= GIVEN INSTRUCTION =
Go through the listing and pick out each line with the word "React" in it.

**********

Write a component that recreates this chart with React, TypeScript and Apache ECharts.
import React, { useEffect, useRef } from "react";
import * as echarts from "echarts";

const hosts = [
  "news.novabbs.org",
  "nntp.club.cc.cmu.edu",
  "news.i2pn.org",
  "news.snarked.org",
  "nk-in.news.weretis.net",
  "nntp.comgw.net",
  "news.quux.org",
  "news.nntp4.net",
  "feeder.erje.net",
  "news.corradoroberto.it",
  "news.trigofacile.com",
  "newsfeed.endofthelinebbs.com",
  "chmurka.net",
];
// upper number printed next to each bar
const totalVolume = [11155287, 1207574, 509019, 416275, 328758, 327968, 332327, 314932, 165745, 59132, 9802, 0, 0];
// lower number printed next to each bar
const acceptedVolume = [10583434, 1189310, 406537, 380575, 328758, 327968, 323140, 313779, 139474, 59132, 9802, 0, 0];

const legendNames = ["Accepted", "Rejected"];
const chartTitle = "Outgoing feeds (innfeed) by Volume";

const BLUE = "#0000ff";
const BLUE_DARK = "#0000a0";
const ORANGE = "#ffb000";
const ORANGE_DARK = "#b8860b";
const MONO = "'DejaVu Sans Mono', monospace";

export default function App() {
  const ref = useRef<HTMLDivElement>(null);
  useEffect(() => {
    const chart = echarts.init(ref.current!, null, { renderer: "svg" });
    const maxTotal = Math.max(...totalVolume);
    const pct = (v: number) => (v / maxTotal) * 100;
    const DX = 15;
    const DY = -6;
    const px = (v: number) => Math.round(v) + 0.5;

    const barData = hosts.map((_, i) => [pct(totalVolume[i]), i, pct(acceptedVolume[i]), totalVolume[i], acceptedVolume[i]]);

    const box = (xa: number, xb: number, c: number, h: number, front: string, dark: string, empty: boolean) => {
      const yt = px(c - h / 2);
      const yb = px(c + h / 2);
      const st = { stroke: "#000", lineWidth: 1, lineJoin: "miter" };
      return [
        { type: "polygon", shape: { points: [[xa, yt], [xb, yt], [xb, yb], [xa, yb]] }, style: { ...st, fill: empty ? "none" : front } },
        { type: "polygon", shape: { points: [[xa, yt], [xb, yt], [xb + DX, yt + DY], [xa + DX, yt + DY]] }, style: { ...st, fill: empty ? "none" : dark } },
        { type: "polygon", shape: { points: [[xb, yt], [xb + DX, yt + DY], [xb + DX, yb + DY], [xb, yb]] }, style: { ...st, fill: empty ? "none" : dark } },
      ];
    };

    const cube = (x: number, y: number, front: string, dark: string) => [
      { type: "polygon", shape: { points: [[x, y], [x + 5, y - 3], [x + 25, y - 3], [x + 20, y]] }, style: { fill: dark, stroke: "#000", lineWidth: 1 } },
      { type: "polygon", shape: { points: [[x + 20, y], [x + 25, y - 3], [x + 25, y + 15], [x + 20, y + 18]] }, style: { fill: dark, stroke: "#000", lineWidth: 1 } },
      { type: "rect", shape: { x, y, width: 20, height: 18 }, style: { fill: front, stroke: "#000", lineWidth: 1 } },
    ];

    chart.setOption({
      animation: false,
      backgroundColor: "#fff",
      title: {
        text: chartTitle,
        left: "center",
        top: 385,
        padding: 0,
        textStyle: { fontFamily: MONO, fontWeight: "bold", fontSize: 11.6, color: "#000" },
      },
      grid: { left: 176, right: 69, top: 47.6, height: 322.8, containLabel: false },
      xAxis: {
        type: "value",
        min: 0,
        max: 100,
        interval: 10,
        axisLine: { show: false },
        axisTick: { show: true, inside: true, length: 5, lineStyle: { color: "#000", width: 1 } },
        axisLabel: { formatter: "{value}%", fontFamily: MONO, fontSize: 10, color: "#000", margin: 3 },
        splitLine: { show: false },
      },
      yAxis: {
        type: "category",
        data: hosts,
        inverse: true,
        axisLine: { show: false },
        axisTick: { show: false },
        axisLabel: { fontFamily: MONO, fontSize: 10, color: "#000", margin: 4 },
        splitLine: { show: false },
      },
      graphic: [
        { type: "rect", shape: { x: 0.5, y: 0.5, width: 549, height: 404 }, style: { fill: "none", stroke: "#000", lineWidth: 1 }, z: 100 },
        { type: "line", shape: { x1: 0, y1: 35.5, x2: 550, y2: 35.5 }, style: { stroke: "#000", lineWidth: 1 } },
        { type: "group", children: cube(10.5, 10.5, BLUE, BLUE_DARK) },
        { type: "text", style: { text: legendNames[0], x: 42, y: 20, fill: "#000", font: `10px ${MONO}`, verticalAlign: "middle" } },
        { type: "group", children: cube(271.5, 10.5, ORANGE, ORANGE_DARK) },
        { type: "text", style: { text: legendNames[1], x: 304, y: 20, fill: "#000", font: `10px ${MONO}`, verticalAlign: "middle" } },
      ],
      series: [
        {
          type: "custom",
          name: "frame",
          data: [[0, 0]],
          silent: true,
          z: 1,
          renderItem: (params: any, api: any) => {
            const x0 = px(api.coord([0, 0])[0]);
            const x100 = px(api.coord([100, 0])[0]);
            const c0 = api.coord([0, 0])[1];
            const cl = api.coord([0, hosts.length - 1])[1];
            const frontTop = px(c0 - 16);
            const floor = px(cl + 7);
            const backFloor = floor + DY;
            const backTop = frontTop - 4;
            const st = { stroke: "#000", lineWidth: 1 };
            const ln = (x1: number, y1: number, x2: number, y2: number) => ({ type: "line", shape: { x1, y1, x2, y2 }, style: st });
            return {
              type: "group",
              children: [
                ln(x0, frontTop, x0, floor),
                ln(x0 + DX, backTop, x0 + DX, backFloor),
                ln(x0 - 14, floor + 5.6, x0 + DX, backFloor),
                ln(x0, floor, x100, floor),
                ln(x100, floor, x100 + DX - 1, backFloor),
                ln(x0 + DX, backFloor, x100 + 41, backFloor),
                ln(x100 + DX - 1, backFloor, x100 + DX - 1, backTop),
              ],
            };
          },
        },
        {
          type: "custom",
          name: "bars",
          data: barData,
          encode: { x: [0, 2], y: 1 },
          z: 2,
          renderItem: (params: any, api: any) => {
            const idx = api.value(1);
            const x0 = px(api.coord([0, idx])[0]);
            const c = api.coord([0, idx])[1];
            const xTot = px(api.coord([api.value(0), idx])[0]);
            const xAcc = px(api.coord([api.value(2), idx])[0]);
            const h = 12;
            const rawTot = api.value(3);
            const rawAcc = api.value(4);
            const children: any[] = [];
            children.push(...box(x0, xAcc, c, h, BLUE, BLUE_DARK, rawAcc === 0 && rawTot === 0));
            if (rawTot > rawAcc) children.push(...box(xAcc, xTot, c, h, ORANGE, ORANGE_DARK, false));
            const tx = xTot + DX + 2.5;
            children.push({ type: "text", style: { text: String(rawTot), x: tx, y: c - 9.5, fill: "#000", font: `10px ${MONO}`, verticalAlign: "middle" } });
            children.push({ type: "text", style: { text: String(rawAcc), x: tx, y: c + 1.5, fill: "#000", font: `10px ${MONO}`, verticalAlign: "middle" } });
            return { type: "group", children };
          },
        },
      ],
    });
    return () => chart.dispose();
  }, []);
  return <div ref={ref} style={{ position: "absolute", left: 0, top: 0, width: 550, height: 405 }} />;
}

**********

= RESPONSE TO THE EXERCISE =
Write a component that recreates this chart with React, TypeScript and Apache ECharts.
import React, { useEffect, useRef } from "react";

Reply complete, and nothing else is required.